CFOs Plan AI Job Cuts — Why Small Businesses Win

CFOs Plan AI Job Cuts — Why Small Businesses Win

April 9, 2026 · Martin Bowling

Enterprise is cutting heads. Small business should be paying attention.

A survey of 750 U.S. chief financial officers by Duke University and the Federal Reserve Banks of Atlanta and Richmond found that AI-related job cuts in 2026 will be nine times higher than what companies reported last year. The projected number: roughly 502,000 roles, or about 0.4% of the total U.S. workforce.

That headline sounds like a disaster. But if you run a small business, the data underneath tells a very different story. Enterprise companies are reorganizing around AI bets that haven’t paid off yet. Small businesses that are already using AI effectively are positioned to move faster, hire smarter, and compete harder.

What the survey actually found

The numbers

The Duke/Fed survey is one of the most rigorous in the field. Of the 750 CFOs polled, 44% said they plan some level of AI-related workforce reduction in 2026. That sounds alarming until you see the denominator: 502,000 roles across the entire U.S. economy is a fraction of annual turnover.

For context, the Challenger, Gray & Christmas March report showed AI led all reasons for job cuts last month with 15,341 announced layoffs, representing 25% of total cuts. Year-to-date, AI has been cited in 27,645 cut announcements — up from just 5% of all cuts in 2025.

The productivity paradox

Here is the part that should grab your attention: the same survey found that more than 80% of firms report no measurable productivity gains from AI despite billions in investment. Researchers invoked Solow’s paradox — the idea that you can see the technology everywhere except in the productivity statistics.

Study co-author John Graham put it plainly: “It’s not the doomsday job scenario that you might sometimes see in the headlines.”

Companies are cutting headcount to fund AI projects that are not yet delivering returns. That is a strategic gamble, not a productivity revolution.

Why this is good news for small businesses

The talent pool just expanded

Nearly 80,000 tech workers were laid off in Q1 2026 alone, with almost half of those cuts directly attributed to AI. These are not entry-level workers. They are experienced project managers, developers, marketers, and operations specialists who were earning enterprise salaries.

For small businesses — particularly those in regions like Appalachia where recruiting specialized talent has always been difficult — this is an opportunity that does not come around often. Experienced professionals who are open to remote work, fractional roles, or relocation to lower-cost areas are actively looking.

You are already leaner

Enterprise companies are spending hundreds of millions to restructure their workforce around AI. Atlassian spent $225 million on severance alone when it cut 1,600 employees in March. Small businesses do not have that kind of bloat to begin with.

If you run a 10-person company that already uses AI for scheduling, customer intake, and review management, you are effectively operating at the efficiency level that enterprises are spending billions to reach. The AI vs. hiring decision is one small businesses have already been navigating for years.

Enterprises are distracted

When a company like Atlassian replaces its CTO with two AI-focused CTOs and reorganizes its entire engineering team, that is months of internal disruption. Product roadmaps stall. Customer support quality dips. Features get delayed.

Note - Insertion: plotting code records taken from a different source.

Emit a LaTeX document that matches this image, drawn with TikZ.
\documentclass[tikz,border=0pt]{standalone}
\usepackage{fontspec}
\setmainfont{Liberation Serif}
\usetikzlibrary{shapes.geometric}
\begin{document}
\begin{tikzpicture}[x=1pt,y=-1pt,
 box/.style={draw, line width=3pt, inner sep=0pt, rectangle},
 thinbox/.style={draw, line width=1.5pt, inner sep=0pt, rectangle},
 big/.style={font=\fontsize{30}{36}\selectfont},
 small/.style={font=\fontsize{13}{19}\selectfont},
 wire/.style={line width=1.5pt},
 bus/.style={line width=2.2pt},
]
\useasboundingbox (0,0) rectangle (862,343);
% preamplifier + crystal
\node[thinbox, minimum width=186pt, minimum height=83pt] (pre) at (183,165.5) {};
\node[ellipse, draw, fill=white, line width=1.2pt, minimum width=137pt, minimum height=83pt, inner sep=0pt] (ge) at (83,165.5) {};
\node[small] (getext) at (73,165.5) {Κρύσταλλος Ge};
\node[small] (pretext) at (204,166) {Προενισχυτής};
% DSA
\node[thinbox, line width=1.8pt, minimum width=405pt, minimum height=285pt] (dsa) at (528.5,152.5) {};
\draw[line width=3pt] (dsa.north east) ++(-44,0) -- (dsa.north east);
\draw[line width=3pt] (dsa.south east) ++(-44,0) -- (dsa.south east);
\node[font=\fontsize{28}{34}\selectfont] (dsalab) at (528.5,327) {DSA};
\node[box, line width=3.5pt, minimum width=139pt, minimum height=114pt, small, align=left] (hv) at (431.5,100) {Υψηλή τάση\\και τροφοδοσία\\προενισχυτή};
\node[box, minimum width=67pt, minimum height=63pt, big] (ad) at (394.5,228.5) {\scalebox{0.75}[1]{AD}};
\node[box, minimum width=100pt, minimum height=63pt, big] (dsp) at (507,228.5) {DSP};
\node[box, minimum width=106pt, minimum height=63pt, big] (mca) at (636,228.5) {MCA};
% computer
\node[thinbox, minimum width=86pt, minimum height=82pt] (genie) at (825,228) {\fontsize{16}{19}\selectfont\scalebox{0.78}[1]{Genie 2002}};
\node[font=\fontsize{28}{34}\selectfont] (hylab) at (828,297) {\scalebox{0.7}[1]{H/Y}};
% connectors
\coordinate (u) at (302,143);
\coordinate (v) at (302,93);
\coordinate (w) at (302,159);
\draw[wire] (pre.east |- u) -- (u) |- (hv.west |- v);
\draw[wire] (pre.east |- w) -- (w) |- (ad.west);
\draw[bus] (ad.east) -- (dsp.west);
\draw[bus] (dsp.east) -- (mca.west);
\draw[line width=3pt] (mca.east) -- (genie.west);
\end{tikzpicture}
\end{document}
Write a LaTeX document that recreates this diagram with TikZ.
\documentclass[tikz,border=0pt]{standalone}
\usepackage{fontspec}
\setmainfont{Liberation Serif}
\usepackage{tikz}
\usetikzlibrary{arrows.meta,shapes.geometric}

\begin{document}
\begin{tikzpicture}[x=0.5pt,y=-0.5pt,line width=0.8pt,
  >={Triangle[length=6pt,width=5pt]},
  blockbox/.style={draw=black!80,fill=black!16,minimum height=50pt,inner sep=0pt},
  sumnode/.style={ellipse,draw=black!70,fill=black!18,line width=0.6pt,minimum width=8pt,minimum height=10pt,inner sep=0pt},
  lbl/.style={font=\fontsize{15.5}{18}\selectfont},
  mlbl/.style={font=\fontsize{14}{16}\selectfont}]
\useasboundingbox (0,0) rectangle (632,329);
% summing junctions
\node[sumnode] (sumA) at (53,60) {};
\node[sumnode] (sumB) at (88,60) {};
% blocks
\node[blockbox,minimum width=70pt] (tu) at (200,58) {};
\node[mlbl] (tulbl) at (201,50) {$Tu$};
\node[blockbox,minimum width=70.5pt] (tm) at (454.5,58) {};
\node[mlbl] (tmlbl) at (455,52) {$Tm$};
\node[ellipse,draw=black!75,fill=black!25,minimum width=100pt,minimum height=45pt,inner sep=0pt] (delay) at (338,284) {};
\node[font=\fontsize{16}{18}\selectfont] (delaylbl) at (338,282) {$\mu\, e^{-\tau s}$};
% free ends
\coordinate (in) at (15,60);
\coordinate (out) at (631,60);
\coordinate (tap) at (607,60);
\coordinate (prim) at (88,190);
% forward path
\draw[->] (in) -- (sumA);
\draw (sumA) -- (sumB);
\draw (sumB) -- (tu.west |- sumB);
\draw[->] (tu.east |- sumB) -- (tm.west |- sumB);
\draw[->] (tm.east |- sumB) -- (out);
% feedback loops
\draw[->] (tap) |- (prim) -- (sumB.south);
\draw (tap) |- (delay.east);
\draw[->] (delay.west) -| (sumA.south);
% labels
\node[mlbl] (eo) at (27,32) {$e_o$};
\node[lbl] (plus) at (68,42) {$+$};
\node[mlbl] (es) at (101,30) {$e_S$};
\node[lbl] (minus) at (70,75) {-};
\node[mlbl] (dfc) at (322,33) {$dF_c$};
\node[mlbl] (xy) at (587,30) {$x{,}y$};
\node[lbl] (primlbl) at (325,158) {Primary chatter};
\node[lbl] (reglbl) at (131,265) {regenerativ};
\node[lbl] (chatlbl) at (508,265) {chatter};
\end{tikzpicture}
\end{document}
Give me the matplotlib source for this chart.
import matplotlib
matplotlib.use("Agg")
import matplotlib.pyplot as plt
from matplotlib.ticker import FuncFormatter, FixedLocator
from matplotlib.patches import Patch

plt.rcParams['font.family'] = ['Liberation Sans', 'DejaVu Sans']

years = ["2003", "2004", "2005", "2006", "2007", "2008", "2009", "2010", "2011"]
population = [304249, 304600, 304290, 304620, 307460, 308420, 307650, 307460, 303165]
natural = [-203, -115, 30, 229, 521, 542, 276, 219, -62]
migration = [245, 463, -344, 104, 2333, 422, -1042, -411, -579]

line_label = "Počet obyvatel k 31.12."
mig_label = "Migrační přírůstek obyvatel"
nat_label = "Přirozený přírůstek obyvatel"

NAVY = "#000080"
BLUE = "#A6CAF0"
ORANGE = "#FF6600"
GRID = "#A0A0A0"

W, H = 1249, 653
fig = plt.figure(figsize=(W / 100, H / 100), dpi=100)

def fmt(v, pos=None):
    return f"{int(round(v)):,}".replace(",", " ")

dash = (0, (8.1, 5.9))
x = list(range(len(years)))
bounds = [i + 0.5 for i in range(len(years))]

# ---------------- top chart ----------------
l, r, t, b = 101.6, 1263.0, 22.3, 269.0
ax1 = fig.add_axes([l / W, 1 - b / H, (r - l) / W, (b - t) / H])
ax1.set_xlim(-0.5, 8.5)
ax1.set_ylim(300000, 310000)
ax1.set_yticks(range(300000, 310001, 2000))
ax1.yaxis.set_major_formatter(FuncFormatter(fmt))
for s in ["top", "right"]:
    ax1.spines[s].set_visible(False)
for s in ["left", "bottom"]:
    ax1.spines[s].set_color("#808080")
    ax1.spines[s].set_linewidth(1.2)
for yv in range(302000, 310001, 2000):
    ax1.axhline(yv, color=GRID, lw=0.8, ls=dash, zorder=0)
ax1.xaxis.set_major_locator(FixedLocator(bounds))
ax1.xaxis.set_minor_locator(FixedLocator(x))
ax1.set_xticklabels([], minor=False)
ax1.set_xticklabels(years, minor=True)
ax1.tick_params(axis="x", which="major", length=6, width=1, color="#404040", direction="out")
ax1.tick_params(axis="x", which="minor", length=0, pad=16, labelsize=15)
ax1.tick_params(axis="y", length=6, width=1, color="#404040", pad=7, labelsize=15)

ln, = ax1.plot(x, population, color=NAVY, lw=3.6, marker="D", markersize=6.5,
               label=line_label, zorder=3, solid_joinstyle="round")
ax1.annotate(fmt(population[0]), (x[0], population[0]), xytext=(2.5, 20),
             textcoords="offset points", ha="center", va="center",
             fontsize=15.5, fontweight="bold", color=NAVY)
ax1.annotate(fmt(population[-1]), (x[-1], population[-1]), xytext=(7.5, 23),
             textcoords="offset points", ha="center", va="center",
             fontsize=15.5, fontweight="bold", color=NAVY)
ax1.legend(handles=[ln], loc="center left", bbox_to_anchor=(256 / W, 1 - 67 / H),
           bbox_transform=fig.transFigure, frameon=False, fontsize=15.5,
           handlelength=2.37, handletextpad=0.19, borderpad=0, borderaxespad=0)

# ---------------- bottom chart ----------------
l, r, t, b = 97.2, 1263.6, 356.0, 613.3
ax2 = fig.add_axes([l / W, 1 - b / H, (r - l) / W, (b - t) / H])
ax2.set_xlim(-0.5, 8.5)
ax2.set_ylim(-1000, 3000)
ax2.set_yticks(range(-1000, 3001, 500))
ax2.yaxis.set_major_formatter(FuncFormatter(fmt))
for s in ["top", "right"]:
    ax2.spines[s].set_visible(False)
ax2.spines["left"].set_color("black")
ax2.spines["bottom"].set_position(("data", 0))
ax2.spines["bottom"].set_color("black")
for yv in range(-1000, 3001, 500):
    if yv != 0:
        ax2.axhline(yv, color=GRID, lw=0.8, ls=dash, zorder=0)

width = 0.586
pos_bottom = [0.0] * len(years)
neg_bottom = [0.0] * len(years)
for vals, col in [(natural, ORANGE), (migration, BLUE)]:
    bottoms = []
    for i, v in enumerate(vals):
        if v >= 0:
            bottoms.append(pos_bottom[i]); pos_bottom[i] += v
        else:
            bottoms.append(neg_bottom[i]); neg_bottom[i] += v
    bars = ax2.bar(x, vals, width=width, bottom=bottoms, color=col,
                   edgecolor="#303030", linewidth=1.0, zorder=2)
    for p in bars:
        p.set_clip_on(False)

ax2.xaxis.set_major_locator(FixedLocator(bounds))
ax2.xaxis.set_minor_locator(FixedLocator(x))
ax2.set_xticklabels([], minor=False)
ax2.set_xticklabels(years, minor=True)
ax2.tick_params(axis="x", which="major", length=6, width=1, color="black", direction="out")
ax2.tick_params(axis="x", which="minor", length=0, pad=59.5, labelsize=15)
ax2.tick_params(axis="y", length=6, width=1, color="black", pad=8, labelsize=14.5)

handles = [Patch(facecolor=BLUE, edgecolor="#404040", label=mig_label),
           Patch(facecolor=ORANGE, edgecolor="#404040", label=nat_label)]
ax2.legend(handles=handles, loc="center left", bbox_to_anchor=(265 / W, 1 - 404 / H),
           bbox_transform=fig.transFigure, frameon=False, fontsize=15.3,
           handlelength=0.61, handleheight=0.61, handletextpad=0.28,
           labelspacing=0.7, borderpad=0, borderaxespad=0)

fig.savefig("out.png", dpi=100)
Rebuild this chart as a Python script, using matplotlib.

Small businesses that depend on stable tools and responsive service should be watching this trend closely. But the flip side is that while your larger competitors are in reorganization mode, you can be serving customers.

What you should do right now

If you are already using AI tools

Double down on what is working. The businesses that will benefit most from this moment are the ones that have already proven AI delivers value in their operations — not as a speculative bet, but as a daily tool.

Review what is automated and what still takes manual effort. If AI handles your phone intake through something like Hollr but you are still managing schedules by hand, close that gap while your competitors are distracted.

If you are thinking about hiring

Look at the talent market with fresh eyes. The professionals being displaced from enterprise roles bring skills and experience that were previously out of reach for most small businesses. Consider fractional hires — an experienced marketing director for 10 hours a week costs less than a full-time junior hire and brings significantly more strategic value.

If you have not started with AI yet

The data from this survey makes the case clearly: enterprises are betting their future on AI. Some of those bets will pay off. When they do, the efficiency gap between companies that use AI and those that do not will widen fast. Start small. Automate the repetitive work — answering phones, managing reviews, scheduling appointments — and let your team focus on the work that actually grows revenue.

Explore AI Employees to see how automation handles the tasks your team should not be doing manually.

The bottom line

The CFO survey confirms what small business owners already sense: big companies are scrambling to figure out AI, and they are willing to cut a lot of people to fund the experiment. For small businesses that have already adopted AI tools or are ready to start, this creates a rare window — better talent, less competition, and a head start that gets harder to close every month.

The enterprises will figure it out eventually. The question is how much ground you can gain before they do.